Begin Exercise inputs

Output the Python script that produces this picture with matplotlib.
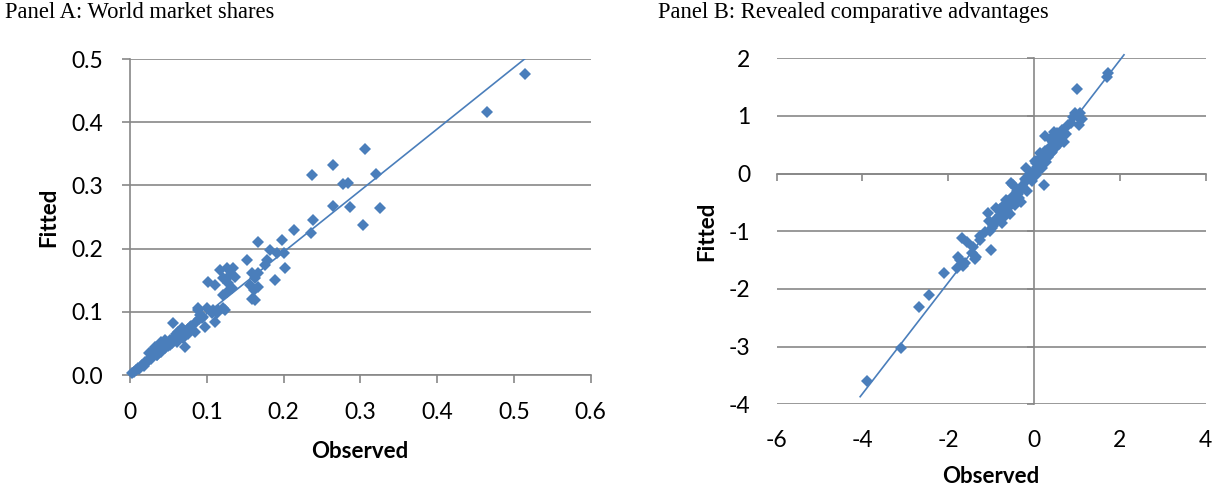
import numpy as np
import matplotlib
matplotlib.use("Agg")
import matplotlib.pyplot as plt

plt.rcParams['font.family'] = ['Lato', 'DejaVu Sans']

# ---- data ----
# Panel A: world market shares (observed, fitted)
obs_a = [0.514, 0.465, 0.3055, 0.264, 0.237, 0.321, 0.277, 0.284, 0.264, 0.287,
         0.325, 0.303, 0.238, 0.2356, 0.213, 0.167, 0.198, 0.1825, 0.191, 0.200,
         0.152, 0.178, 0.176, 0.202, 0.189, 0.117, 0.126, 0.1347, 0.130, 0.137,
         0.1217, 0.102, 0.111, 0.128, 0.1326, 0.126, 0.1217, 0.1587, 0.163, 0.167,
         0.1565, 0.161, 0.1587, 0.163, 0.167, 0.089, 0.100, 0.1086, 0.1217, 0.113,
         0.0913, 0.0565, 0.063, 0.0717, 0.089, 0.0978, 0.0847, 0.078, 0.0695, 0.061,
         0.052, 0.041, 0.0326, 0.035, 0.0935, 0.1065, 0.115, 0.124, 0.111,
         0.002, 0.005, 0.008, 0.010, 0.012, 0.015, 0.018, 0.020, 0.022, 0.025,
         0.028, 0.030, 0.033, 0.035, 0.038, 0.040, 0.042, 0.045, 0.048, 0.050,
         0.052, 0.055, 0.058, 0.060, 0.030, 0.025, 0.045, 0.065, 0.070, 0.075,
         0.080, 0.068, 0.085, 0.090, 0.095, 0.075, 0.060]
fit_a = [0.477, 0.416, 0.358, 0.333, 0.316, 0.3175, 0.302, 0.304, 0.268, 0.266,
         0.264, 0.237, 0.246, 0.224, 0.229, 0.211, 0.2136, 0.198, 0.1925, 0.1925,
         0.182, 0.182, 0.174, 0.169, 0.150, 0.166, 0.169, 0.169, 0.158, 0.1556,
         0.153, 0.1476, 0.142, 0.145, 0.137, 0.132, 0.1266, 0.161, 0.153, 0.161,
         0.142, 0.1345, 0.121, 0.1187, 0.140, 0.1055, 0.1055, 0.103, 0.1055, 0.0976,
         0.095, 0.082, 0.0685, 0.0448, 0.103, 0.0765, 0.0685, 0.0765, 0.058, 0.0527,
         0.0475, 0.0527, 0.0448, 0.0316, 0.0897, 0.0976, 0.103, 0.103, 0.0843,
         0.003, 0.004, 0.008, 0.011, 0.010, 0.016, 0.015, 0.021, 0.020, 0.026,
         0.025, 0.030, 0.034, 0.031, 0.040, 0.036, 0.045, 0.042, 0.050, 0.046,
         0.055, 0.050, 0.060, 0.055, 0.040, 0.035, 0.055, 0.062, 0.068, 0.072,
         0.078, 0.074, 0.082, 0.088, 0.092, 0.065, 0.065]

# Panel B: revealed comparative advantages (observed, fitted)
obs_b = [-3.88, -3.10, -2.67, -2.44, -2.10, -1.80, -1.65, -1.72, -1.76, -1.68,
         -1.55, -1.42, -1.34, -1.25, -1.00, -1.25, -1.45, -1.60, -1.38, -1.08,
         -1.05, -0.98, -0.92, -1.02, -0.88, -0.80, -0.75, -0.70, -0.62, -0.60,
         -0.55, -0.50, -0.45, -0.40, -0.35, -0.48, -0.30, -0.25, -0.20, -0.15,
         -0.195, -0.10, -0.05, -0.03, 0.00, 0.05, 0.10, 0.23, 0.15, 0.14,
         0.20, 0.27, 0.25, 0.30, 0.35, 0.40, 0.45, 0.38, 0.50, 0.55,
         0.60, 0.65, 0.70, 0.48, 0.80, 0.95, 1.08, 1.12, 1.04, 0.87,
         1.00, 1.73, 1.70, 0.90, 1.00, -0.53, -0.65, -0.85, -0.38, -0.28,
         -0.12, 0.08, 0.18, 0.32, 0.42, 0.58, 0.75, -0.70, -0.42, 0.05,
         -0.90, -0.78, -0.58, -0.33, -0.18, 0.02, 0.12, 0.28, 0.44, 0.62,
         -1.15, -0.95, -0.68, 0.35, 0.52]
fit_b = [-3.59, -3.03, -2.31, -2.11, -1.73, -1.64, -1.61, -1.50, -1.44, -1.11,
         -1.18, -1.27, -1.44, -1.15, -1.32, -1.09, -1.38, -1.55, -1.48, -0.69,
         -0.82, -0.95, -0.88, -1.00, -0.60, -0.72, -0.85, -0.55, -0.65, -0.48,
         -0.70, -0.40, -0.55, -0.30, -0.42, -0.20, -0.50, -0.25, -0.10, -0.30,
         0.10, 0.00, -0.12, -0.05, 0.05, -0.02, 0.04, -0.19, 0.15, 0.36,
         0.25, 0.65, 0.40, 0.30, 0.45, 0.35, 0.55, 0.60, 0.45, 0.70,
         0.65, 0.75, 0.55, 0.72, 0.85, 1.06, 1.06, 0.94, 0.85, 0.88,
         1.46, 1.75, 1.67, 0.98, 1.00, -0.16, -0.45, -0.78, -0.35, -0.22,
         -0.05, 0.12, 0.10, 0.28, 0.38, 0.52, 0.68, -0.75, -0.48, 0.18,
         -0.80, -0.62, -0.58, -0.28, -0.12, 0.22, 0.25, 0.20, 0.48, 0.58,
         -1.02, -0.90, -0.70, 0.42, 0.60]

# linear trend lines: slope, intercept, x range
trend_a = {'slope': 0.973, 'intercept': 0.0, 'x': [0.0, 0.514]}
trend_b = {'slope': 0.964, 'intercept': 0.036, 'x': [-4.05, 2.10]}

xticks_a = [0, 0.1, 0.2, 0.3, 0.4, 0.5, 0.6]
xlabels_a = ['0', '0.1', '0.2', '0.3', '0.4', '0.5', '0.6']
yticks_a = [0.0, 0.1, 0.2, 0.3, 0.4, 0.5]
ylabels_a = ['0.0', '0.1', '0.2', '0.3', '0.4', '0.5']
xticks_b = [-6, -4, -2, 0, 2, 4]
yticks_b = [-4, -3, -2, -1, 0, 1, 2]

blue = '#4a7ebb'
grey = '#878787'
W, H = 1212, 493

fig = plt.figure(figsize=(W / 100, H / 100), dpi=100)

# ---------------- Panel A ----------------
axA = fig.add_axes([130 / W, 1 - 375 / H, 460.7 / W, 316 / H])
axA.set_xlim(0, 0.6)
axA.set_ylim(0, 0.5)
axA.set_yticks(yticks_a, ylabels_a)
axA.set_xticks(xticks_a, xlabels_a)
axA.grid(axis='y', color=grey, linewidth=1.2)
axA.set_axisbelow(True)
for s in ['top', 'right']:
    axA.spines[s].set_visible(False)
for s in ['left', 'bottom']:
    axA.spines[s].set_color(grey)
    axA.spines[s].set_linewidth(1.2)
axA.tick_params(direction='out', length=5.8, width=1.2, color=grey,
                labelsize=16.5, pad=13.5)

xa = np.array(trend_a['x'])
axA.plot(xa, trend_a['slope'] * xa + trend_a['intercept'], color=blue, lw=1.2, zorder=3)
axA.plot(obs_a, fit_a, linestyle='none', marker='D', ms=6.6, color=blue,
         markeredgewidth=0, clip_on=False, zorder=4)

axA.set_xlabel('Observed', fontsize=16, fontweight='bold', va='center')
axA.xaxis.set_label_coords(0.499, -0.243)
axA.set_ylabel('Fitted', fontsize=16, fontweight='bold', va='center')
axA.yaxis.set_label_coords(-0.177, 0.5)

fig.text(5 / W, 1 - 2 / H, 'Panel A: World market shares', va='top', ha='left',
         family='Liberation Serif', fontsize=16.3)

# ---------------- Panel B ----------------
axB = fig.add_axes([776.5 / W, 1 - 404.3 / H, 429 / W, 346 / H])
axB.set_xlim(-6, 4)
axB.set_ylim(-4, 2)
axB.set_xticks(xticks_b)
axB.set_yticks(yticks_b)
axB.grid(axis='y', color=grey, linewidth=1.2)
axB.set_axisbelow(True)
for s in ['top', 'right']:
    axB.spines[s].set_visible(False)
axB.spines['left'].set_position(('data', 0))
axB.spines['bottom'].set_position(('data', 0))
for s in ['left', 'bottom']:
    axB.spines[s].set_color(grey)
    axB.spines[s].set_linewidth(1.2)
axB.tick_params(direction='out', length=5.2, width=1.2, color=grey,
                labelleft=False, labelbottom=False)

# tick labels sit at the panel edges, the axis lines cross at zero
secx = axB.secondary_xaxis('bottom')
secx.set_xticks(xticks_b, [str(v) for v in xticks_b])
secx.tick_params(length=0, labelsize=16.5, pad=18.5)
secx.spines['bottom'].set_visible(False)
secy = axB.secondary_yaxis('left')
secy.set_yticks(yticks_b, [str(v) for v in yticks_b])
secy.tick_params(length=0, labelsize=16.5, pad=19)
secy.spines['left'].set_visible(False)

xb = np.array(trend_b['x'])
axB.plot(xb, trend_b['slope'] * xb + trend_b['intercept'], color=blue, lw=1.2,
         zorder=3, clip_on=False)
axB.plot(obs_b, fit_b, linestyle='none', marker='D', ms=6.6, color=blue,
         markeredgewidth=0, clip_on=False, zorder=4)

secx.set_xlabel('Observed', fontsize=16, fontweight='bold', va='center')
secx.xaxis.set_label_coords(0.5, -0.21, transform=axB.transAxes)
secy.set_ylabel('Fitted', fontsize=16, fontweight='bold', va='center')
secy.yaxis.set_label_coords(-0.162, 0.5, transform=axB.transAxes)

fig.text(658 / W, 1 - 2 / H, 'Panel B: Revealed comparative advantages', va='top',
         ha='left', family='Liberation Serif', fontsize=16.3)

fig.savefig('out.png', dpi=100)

End Exercise inputs
Begin Exercise inputs

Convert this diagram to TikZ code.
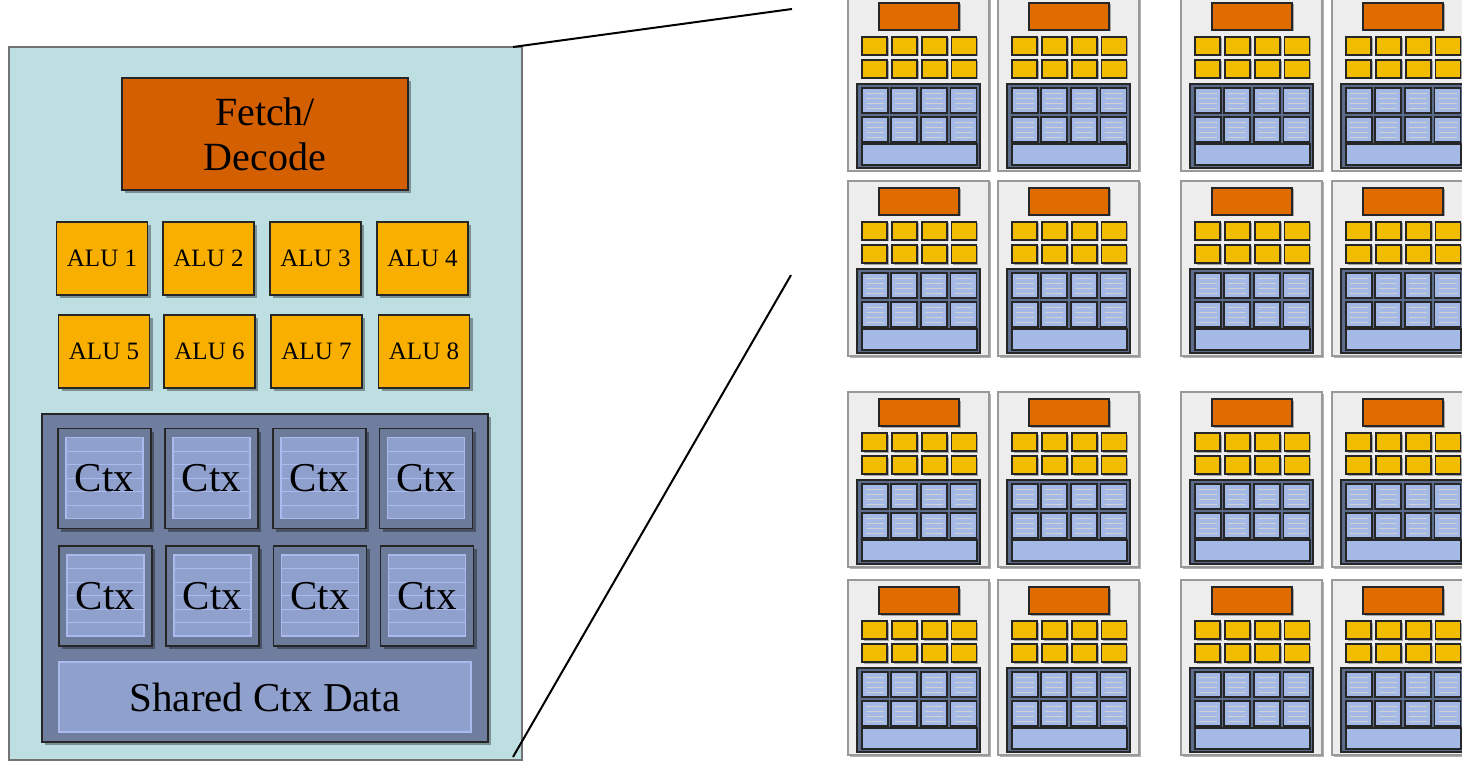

End Exercise inputs
Begin Exercise inputs

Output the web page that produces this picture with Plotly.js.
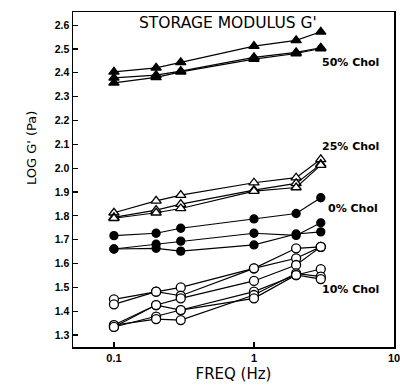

End Exercise inputs

What you have to do: In the listing above, find the line with "Output the Python" and the line with "plt.rcParams['font.family'] = ['Lato', 'DejaVu". Set down both and every line between them, minus the pictures.

Finished answer:
Output the Python script that produces this picture with matplotlib.
import numpy as np
import matplotlib
matplotlib.use("Agg")
import matplotlib.pyplot as plt

plt.rcParams['font.family'] = ['Lato', 'DejaVu Sans']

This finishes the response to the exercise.